Solar Geoengineering
Volcanoes cool the planet. Sulfur dioxide and small particles scatter sunlight, driving down temperatures and plant growth. The Harvard Solar Geoengineering Research Program proposes mimicking volcanoes by throwing “a gazillion reflective particles” into the upper atmosphere to inhibit sunlight. This drastic approach carries unknown, unintended consequences, but time is running out for human intervention.
Scientists believe the world requires a combination of solar geoengineering, carbon emissions reduction, investment in renewable energy and carbon capture.
Engineering efforts may be the best chance for survival for most of the Earth’s natural ecosystems – although perhaps they should no longer be called natural if such engineering systems are ever deployed.Elizabeth Kolbert
Human intervention creates new problems while solving old ones. Failed geoengineering would spike warming, potentially devastating all life on Earth. Using aircraft to disperse particles requires CO2-emitting fuels and 40,000 planes a year; the particles would turn the sky from blue to white, disrupt rainfall patterns, reduce solar energy production and perhaps cause famine.
Meddling
Massive interventions loom. New York City, for example, is investing in building artificial islands in New York Harbor and connecting them with retractable gates to protect against surge.
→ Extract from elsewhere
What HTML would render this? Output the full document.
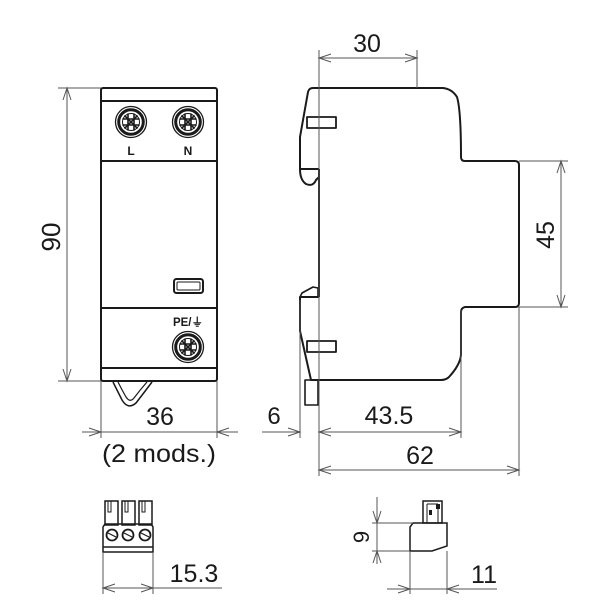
<!DOCTYPE html>
<html><head><meta charset="utf-8"><style>
html,body{margin:0;padding:0;background:#fff;}
svg{display:block;}
text{font-family:"Liberation Sans","DejaVu Sans",sans-serif;fill:#1a1a1a;}
</style></head><body>
<svg width="600" height="600" viewBox="0 0 600 600" xmlns="http://www.w3.org/2000/svg">
<defs>
<g id="term">
  <circle r="15.5" fill="#fff" stroke="#1a1a1a" stroke-width="1.3"/>
  <circle r="12.3" fill="none" stroke="#1a1a1a" stroke-width="3"/>
  <circle r="8.5" fill="none" stroke="#1a1a1a" stroke-width="1"/>
  <g stroke="#1a1a1a" stroke-width="1.6" stroke-linecap="round">
    <line x1="-3" y1="-8" x2="-3" y2="8"/><line x1="3" y1="-8" x2="3" y2="8"/>
    <line x1="-8" y1="-3" x2="8" y2="-3"/><line x1="-8" y1="3" x2="8" y2="3"/>
    <line x1="-6" y1="-6" x2="6" y2="6"/><line x1="-6" y1="6" x2="6" y2="-6"/>
  </g>
</g>
</defs>

<!-- ===== FRONT VIEW ===== -->
<g fill="none" stroke="#1a1a1a" stroke-width="2">
  <rect x="101" y="88" width="116" height="293" rx="2"/>
  <line x1="101" y1="101" x2="217" y2="101"/>
  <line x1="101" y1="161" x2="217" y2="161"/>
  <line x1="101" y1="308" x2="217" y2="308"/>
  <line x1="101" y1="368" x2="217" y2="368"/>
  <rect x="174" y="279" width="29" height="14" rx="2.5"/>
  <rect x="177" y="282" width="23" height="8" rx="1" stroke-width="1"/>
  <!-- clip loop -->
  <path d="M113 382 Q118 392 122 400 Q128 410 136 403 Q143 394 152 382" stroke-width="1.5"/>
  <path d="M118 382 Q122 390 126 397 Q130 403 134 398 Q140 390 147 382" stroke-width="1.2"/>
</g>
<use href="#term" x="131" y="122"/>
<use href="#term" x="188" y="122"/>
<use href="#term" x="188" y="347"/>
<text x="131" y="155" font-size="12" font-weight="bold" text-anchor="middle">L</text>
<text x="188" y="155" font-size="12" font-weight="bold" text-anchor="middle">N</text>
<text x="188" y="326" font-size="11.5" font-weight="bold" text-anchor="middle">PE/⏚</text>

<!-- dims front -->
<g fill="none" stroke="#555" stroke-width="1">
  <line x1="67" y1="88" x2="67" y2="381"/>
  <line x1="58" y1="88" x2="101" y2="88"/>
  <line x1="58" y1="381" x2="101" y2="381"/>
  <polyline points="63,100 67,88 71,100"/>
  <polyline points="63,369 67,381 71,369"/>
  <line x1="101" y1="381" x2="101" y2="438"/>
  <line x1="217" y1="381" x2="217" y2="438"/>
  <line x1="82" y1="432" x2="238" y2="432"/>
  <polyline points="89,428 101,432 89,436"/>
  <polyline points="229,428 217,432 229,436"/>
</g>
<text x="0" y="0" font-size="26" text-anchor="middle" transform="translate(60,237) rotate(-90)">90</text>
<text x="160" y="425" font-size="25" text-anchor="middle">36</text>
<text x="159" y="462" font-size="25" text-anchor="middle" textLength="114" lengthAdjust="spacingAndGlyphs">(2 mods.)</text>

<!-- ===== SIDE VIEW ===== -->
<g fill="none" stroke="#1a1a1a" stroke-width="2" stroke-linejoin="round">
  <path d="M300 169 L300 137 L308 92 Q309 88 313 88 L443 88 Q452 89 457 97 Q461 110 461 157 Q461 161 465 161 L515 161 Q519 161 519 165 L519 303 Q519 307 515 307 L465 307 Q461 308 461 312 L461 355 Q460 365 449 377 Q446 380 441 380 L311 380 L300 331 L300 297 L319 297"/>
  <line x1="300" y1="169" x2="319" y2="169"/>
  <path d="M300 169 Q300 180 306 184 Q313 187 316 180 L319 177"/>
  <line x1="319" y1="169" x2="319" y2="297"/>
  <path d="M300 297 L302 293 L313 287 L318 288 L318 297" stroke-width="1.6"/>
  <rect x="307" y="117" width="29" height="11" stroke-width="1.8"/>
  <rect x="307" y="341" width="29" height="11" stroke-width="1.8"/>
  <rect x="305" y="380" width="13" height="25" stroke-width="1.6"/>
</g>

<!-- dims side -->
<g fill="none" stroke="#555" stroke-width="1">
  <line x1="319" y1="50" x2="319" y2="476"/>
  <line x1="417" y1="50" x2="417" y2="88"/>
  <line x1="319" y1="58" x2="417" y2="58"/>
  <polyline points="331,54 319,58 331,62"/>
  <polyline points="405,54 417,58 405,62"/>

  <line x1="519" y1="161" x2="568" y2="161"/>
  <line x1="519" y1="307" x2="568" y2="307"/>
  <line x1="561" y1="161" x2="561" y2="307"/>
  <polyline points="557,173 561,161 565,173"/>
  <polyline points="557,295 561,307 565,295"/>

  <line x1="300" y1="300" x2="300" y2="438"/>
  <line x1="461" y1="310" x2="461" y2="438"/>
  <line x1="519" y1="307" x2="519" y2="476"/>
  <line x1="262" y1="432" x2="300" y2="432"/>
  <polyline points="288,428 300,432 288,436"/>
  <line x1="319" y1="432" x2="461" y2="432"/>
  <polyline points="331,428 319,432 331,436"/>
  <polyline points="449,428 461,432 449,436"/>

  <line x1="319" y1="470" x2="519" y2="470"/>
  <polyline points="331,466 319,470 331,474"/>
  <polyline points="507,466 519,470 507,474"/>
</g>
<text x="367" y="52" font-size="25" text-anchor="middle">30</text>
<text x="0" y="0" font-size="25" text-anchor="middle" transform="translate(554,235) rotate(-90)">45</text>
<text x="274" y="424" font-size="24" text-anchor="middle">6</text>
<text x="389" y="424" font-size="25" text-anchor="middle">43.5</text>
<text x="420" y="464" font-size="25" text-anchor="middle">62</text>

<!-- ===== BOTTOM-LEFT CONNECTOR ===== -->
<g fill="none" stroke="#1a1a1a" stroke-width="1.5">
  <rect x="105" y="501" width="13" height="24"/>
  <rect x="122" y="501" width="13" height="24"/>
  <rect x="139" y="501" width="13" height="24"/>
  <path d="M108 501 L108 512 L111 512 L111 501 M125 501 L125 512 L128 512 L128 501 M142 501 L142 512 L145 512 L145 501" stroke-width="1"/>
  <path d="M103 552 L103 527 L105 524 L151 524 L153 527 L153 552 Z"/>
  <line x1="103" y1="547" x2="153" y2="547"/>
  <circle cx="112" cy="535" r="5.5" stroke-width="1.8"/>
  <circle cx="128" cy="535" r="5.5" stroke-width="1.8"/>
  <circle cx="145" cy="535" r="5.5" stroke-width="1.8"/>
  <path d="M108 533 L116 537 M124 533 L132 537 M141 533 L149 537" stroke-width="1.2"/>
</g>
<g fill="none" stroke="#555" stroke-width="1">
  <line x1="103" y1="552" x2="103" y2="594"/>
  <line x1="153" y1="552" x2="153" y2="594"/>
  <line x1="103" y1="588" x2="222" y2="588"/>
  <polyline points="115,584 103,588 115,592"/>
  <polyline points="141,584 153,588 141,592"/>
</g>
<text x="194" y="582" font-size="25" text-anchor="middle">15.3</text>

<!-- ===== BOTTOM-RIGHT CONNECTOR ===== -->
<g fill="none" stroke="#1a1a1a" stroke-width="1.5">
  <path d="M410 551 L410 527 L413 523 L447 523 L447 546 L432 551 Z"/>
  <rect x="423" y="501" width="19" height="22"/>
  <path d="M427 504 L427 523 M438 504 L438 523 M427 504 L438 504" stroke-width="1"/>
  <rect x="436" y="504" width="4" height="5" fill="#1a1a1a" stroke="none"/>
  <rect x="429" y="510" width="3" height="5" fill="#1a1a1a" stroke="none"/>
</g>
<g fill="none" stroke="#555" stroke-width="1">
  <line x1="372" y1="523" x2="413" y2="523"/>
  <line x1="372" y1="551" x2="410" y2="551"/>
  <line x1="377" y1="497" x2="377" y2="564"/>
  <polyline points="373,511 377,523 381,511"/>
  <polyline points="373,563 377,551 381,563"/>
  <line x1="410" y1="551" x2="410" y2="594"/>
  <line x1="447" y1="551" x2="447" y2="594"/>
  <line x1="387" y1="589" x2="497" y2="589"/>
  <polyline points="398,585 410,589 398,593"/>
  <polyline points="459,585 447,589 459,593"/>
</g>
<text x="0" y="0" font-size="22" text-anchor="middle" transform="translate(369,537) rotate(-90)">9</text>
<text x="484" y="583" font-size="25" text-anchor="middle">11</text>
</svg>
</body></html>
The bigger the problem, the bigger the solution, which creates another big problem that inevitably requires an even bigger solution. Humanity’s track record suggests that no good will come from more meddling with nature.
Gravitas and Terror
Elizabeth Kolbert’s signature style features her calm, sober voice, no matter how horrifying the climate issues she reports. She doesn’t have to exaggerate to make her points; Kolbert’s reportorial remove makes the issues she illuminates all the more terrifying. Her calmness grants her an incontrovertible gravitas as her carefully researched facts illustrate her theme. Kolbert’s writing, as ever, is gripping and readable. She may not answer every question she raises, but nobody else could, either. Kolbert provides an indispensable, compelling overview for anyone concerned with Earth’s future.
Elizabeth Kolbert also wrote The Sixth Extinction; Field Notes for a Catastrophe; and The Prophet of Love.